*EXERCISE REQUIREMENTS*.
Which lines below hold the word "this"? Report each one.

----- RAW DATA

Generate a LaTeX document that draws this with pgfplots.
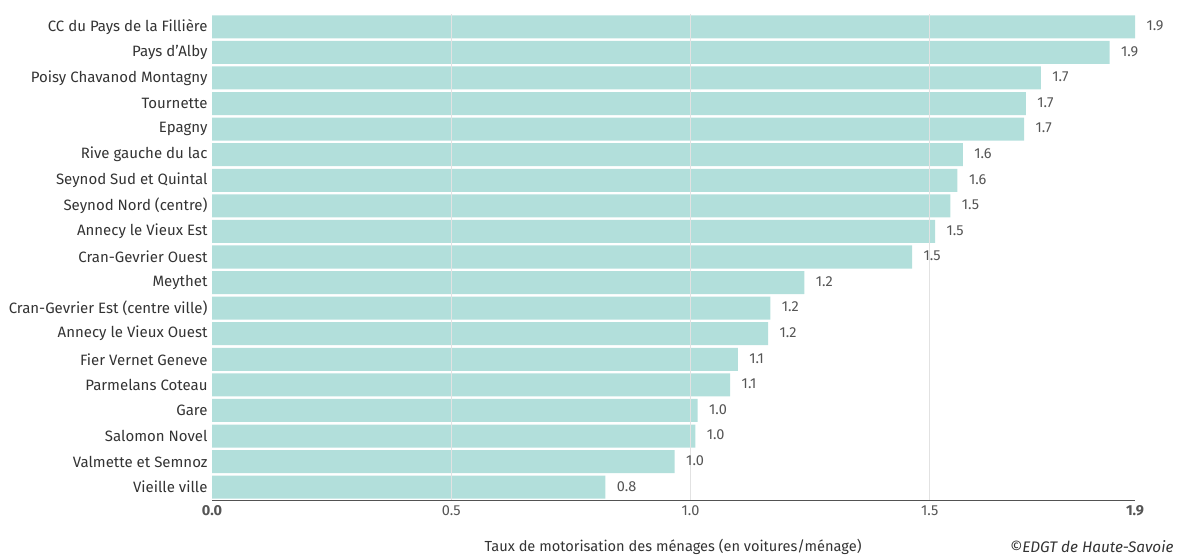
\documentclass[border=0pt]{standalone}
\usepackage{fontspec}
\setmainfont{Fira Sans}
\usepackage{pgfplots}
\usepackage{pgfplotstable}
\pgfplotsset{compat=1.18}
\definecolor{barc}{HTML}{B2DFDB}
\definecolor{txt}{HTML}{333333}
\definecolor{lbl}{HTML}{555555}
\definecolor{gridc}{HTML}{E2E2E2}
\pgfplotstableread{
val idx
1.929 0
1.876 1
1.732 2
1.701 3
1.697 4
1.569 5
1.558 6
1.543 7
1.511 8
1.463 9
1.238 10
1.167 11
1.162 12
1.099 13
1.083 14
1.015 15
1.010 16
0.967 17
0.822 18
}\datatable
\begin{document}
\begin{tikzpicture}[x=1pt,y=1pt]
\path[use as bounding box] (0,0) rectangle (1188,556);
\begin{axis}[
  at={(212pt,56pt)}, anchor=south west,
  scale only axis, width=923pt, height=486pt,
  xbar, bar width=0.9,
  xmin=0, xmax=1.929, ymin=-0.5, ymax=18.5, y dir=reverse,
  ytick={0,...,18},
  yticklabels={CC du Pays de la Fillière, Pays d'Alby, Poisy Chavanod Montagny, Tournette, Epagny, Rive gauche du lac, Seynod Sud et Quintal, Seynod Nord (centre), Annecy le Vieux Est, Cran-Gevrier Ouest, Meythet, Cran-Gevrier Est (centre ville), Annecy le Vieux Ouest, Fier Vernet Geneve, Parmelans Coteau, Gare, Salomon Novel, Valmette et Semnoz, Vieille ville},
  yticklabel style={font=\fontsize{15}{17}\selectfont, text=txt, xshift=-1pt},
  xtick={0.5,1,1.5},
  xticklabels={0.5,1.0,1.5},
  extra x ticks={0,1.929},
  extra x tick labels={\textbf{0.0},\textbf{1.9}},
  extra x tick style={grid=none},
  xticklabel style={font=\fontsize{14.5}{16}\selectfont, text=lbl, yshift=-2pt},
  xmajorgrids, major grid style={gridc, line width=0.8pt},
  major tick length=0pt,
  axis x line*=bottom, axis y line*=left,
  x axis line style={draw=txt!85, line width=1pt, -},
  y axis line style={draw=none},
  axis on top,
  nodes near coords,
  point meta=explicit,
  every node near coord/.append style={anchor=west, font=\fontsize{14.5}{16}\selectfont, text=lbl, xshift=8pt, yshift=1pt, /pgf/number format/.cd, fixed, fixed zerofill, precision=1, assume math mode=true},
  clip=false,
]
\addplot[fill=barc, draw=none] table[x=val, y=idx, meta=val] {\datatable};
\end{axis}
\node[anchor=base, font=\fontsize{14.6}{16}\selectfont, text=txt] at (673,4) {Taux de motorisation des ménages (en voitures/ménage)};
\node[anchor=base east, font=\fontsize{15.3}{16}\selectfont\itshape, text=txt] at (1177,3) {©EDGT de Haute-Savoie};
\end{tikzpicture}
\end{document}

----------
----- RAW DATA

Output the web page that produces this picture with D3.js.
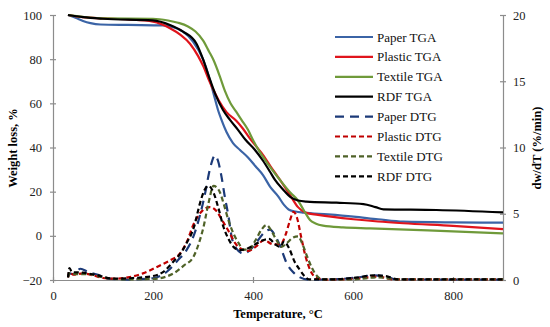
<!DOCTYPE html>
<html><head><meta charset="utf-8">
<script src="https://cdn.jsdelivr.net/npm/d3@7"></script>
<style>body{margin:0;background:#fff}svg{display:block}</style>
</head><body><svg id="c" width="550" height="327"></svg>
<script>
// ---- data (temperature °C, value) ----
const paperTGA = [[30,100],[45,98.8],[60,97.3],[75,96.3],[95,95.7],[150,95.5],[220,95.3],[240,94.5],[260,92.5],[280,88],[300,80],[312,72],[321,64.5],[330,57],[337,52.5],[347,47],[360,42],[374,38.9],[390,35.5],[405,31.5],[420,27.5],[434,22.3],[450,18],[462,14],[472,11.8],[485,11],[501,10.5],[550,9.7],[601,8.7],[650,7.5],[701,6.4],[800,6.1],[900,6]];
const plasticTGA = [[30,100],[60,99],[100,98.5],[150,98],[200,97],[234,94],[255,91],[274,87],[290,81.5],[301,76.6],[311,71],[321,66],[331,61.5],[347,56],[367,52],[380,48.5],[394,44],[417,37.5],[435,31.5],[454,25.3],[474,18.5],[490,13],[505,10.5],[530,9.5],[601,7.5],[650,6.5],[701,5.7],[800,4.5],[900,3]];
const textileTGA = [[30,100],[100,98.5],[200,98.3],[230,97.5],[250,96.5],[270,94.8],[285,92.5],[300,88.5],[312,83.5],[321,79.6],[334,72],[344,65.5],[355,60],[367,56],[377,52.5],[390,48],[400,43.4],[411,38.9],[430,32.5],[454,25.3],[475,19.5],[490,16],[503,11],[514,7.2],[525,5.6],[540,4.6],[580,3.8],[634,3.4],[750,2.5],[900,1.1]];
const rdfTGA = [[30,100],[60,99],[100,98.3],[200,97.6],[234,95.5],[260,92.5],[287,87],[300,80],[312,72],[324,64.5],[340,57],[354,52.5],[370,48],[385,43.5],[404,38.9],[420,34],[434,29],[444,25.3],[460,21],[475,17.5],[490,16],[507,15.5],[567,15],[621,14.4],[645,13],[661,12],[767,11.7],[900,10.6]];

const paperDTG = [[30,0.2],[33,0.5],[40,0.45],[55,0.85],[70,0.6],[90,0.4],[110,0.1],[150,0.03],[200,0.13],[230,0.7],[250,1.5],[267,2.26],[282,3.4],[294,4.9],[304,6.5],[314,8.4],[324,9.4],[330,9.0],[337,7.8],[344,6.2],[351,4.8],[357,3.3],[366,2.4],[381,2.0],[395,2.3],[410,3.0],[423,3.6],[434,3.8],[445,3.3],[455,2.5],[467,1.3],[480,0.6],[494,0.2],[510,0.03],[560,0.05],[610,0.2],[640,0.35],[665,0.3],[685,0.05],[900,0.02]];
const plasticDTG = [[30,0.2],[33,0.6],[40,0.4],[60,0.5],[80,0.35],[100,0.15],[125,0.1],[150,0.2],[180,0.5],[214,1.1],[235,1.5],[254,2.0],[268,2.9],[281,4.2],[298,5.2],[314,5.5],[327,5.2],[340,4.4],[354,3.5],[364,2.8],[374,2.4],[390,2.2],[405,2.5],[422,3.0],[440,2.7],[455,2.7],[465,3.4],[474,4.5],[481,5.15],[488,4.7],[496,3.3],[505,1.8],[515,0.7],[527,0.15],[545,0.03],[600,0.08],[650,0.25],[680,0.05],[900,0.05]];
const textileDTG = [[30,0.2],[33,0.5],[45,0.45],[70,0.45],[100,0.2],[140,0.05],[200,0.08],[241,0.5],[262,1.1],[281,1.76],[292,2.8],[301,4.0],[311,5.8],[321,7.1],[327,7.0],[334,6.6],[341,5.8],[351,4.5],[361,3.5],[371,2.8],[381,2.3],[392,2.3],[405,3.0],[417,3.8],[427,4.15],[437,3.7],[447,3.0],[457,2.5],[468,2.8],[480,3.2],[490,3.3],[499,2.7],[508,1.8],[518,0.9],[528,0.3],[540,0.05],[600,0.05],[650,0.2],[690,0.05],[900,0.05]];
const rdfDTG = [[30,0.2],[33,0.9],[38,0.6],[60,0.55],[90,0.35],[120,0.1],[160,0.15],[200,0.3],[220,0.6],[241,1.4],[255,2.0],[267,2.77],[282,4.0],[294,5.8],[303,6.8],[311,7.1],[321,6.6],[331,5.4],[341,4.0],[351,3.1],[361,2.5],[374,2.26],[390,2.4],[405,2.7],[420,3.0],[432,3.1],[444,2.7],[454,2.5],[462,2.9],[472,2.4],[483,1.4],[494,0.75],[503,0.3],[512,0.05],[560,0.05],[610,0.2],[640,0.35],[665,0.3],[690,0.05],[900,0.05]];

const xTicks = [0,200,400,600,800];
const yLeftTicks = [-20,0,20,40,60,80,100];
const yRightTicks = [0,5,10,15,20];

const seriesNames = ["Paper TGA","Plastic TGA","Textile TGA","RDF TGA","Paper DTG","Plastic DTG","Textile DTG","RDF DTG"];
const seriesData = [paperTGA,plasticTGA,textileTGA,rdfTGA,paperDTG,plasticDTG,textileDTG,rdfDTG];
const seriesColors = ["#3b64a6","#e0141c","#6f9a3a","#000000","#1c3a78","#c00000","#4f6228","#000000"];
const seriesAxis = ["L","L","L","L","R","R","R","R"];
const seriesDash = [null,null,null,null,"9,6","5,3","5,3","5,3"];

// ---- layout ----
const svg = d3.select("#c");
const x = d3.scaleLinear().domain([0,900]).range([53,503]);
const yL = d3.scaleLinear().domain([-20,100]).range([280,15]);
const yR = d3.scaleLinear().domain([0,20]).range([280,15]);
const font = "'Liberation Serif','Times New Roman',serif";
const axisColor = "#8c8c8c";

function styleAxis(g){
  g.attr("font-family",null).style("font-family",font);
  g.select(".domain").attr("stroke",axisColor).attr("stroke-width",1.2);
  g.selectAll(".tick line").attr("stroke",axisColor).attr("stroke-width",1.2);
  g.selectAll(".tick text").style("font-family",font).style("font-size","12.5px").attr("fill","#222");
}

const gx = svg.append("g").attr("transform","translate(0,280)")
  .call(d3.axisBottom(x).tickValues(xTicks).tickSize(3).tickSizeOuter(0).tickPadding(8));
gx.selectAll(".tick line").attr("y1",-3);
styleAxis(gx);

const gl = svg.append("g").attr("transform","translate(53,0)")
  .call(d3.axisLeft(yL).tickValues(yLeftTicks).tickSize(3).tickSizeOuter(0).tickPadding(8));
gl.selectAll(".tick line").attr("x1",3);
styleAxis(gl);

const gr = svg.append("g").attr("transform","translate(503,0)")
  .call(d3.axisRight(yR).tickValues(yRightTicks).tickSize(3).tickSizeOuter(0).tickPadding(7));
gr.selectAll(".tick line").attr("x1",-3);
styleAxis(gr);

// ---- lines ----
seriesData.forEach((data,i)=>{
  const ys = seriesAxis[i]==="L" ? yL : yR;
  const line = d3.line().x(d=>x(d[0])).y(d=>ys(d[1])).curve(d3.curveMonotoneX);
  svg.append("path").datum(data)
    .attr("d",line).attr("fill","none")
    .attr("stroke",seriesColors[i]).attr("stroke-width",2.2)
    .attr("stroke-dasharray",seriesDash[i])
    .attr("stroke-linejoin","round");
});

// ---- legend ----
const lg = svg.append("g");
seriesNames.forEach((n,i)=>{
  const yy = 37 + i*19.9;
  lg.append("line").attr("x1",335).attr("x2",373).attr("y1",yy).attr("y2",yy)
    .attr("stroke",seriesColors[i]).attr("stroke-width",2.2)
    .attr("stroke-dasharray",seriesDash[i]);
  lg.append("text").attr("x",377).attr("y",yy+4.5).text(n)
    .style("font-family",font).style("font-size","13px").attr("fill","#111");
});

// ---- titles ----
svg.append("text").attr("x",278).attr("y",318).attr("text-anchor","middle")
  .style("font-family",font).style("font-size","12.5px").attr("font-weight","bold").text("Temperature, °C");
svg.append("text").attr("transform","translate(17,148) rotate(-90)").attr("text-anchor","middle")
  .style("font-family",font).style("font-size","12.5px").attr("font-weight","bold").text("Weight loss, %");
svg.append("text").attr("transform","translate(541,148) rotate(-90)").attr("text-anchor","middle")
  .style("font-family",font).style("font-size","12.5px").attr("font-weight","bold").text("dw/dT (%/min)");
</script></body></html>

----------
----- RAW DATA

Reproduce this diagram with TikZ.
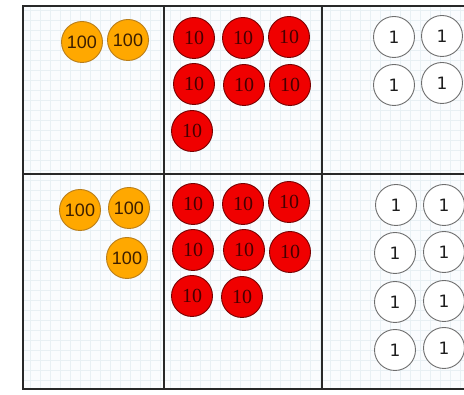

----------

*WORKED SOLUTION*.
Generate a LaTeX document that draws this with pgfplots.
Output the web page that produces this picture with D3.js.
Reproduce this diagram with TikZ.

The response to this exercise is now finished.